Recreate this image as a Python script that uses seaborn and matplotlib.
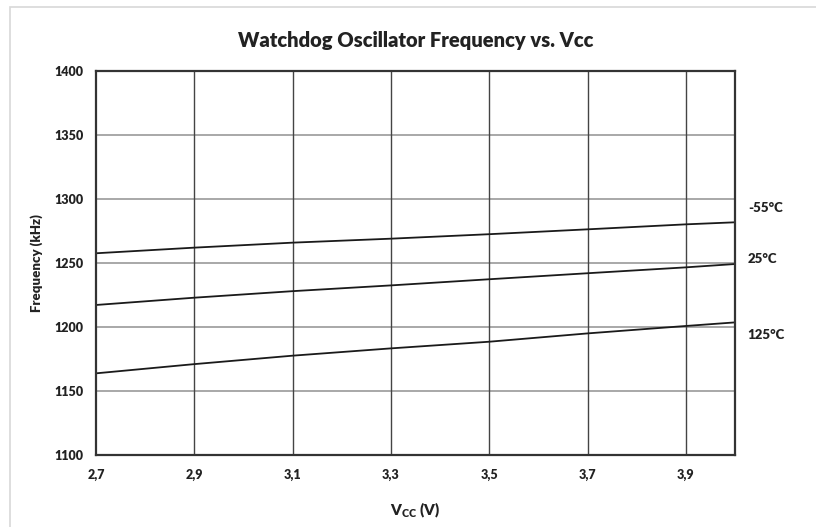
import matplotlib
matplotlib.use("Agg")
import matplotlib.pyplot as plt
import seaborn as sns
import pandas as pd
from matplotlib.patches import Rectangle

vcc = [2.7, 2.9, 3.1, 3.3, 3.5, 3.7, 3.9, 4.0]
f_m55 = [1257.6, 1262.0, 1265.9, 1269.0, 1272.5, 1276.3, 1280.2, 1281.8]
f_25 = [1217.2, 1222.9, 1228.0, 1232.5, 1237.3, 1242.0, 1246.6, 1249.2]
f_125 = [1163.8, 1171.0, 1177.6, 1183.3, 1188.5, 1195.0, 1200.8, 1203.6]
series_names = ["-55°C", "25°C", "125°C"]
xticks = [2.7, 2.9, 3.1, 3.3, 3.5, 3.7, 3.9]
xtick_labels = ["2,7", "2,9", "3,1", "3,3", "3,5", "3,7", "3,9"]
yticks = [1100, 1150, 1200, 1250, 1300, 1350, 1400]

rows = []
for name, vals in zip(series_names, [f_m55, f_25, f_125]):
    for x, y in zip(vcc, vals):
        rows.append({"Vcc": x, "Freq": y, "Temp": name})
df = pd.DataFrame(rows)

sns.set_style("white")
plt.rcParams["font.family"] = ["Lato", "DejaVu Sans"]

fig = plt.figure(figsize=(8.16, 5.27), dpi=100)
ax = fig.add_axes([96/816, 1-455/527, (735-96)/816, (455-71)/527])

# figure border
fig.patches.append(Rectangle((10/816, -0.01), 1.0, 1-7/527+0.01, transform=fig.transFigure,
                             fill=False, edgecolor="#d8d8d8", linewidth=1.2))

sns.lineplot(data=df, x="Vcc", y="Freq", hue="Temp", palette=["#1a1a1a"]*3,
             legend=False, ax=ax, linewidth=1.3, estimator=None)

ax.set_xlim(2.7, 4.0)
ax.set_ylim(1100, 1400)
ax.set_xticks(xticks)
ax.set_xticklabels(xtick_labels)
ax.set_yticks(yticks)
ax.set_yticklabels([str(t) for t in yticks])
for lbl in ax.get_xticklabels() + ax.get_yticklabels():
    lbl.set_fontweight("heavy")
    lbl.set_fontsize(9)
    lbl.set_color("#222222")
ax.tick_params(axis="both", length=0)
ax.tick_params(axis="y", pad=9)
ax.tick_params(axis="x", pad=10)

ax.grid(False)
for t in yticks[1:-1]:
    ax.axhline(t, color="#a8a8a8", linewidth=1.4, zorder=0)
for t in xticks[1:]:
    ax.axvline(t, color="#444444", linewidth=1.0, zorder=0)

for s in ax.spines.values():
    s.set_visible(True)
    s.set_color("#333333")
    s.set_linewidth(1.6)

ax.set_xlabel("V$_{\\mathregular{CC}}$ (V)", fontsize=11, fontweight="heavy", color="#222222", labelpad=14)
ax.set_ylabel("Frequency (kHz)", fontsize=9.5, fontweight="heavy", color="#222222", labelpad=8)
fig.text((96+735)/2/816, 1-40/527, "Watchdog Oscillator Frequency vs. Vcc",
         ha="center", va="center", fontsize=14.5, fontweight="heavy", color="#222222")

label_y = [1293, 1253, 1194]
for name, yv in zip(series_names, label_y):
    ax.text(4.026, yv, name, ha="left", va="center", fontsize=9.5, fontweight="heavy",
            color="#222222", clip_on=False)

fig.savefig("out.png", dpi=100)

Exercise directions >>
The data above needs to be retyped exactly, with the images left out.

Output >>
Recreate this image as a Python script that uses seaborn and matplotlib.
import matplotlib
matplotlib.use("Agg")
import matplotlib.pyplot as plt
import seaborn as sns
import pandas as pd
from matplotlib.patches import Rectangle

vcc = [2.7, 2.9, 3.1, 3.3, 3.5, 3.7, 3.9, 4.0]
f_m55 = [1257.6, 1262.0, 1265.9, 1269.0, 1272.5, 1276.3, 1280.2, 1281.8]
f_25 = [1217.2, 1222.9, 1228.0, 1232.5, 1237.3, 1242.0, 1246.6, 1249.2]
f_125 = [1163.8, 1171.0, 1177.6, 1183.3, 1188.5, 1195.0, 1200.8, 1203.6]
series_names = ["-55°C", "25°C", "125°C"]
xticks = [2.7, 2.9, 3.1, 3.3, 3.5, 3.7, 3.9]
xtick_labels = ["2,7", "2,9", "3,1", "3,3", "3,5", "3,7", "3,9"]
yticks = [1100, 1150, 1200, 1250, 1300, 1350, 1400]

rows = []
for name, vals in zip(series_names, [f_m55, f_25, f_125]):
    for x, y in zip(vcc, vals):
        rows.append({"Vcc": x, "Freq": y, "Temp": name})
df = pd.DataFrame(rows)

sns.set_style("white")
plt.rcParams["font.family"] = ["Lato", "DejaVu Sans"]

fig = plt.figure(figsize=(8.16, 5.27), dpi=100)
ax = fig.add_axes([96/816, 1-455/527, (735-96)/816, (455-71)/527])

# figure border
fig.patches.append(Rectangle((10/816, -0.01), 1.0, 1-7/527+0.01, transform=fig.transFigure,
                             fill=False, edgecolor="#d8d8d8", linewidth=1.2))

sns.lineplot(data=df, x="Vcc", y="Freq", hue="Temp", palette=["#1a1a1a"]*3,
             legend=False, ax=ax, linewidth=1.3, estimator=None)

ax.set_xlim(2.7, 4.0)
ax.set_ylim(1100, 1400)
ax.set_xticks(xticks)
ax.set_xticklabels(xtick_labels)
ax.set_yticks(yticks)
ax.set_yticklabels([str(t) for t in yticks])
for lbl in ax.get_xticklabels() + ax.get_yticklabels():
    lbl.set_fontweight("heavy")
    lbl.set_fontsize(9)
    lbl.set_color("#222222")
ax.tick_params(axis="both", length=0)
ax.tick_params(axis="y", pad=9)
ax.tick_params(axis="x", pad=10)

ax.grid(False)
for t in yticks[1:-1]:
    ax.axhline(t, color="#a8a8a8", linewidth=1.4, zorder=0)
for t in xticks[1:]:
    ax.axvline(t, color="#444444", linewidth=1.0, zorder=0)

for s in ax.spines.values():
    s.set_visible(True)
    s.set_color("#333333")
    s.set_linewidth(1.6)

ax.set_xlabel("V$_{\\mathregular{CC}}$ (V)", fontsize=11, fontweight="heavy", color="#222222", labelpad=14)
ax.set_ylabel("Frequency (kHz)", fontsize=9.5, fontweight="heavy", color="#222222", labelpad=8)
fig.text((96+735)/2/816, 1-40/527, "Watchdog Oscillator Frequency vs. Vcc",
         ha="center", va="center", fontsize=14.5, fontweight="heavy", color="#222222")

label_y = [1293, 1253, 1194]
for name, yv in zip(series_names, label_y):
    ax.text(4.026, yv, name, ha="left", va="center", fontsize=9.5, fontweight="heavy",
            color="#222222", clip_on=False)

fig.savefig("out.png", dpi=100)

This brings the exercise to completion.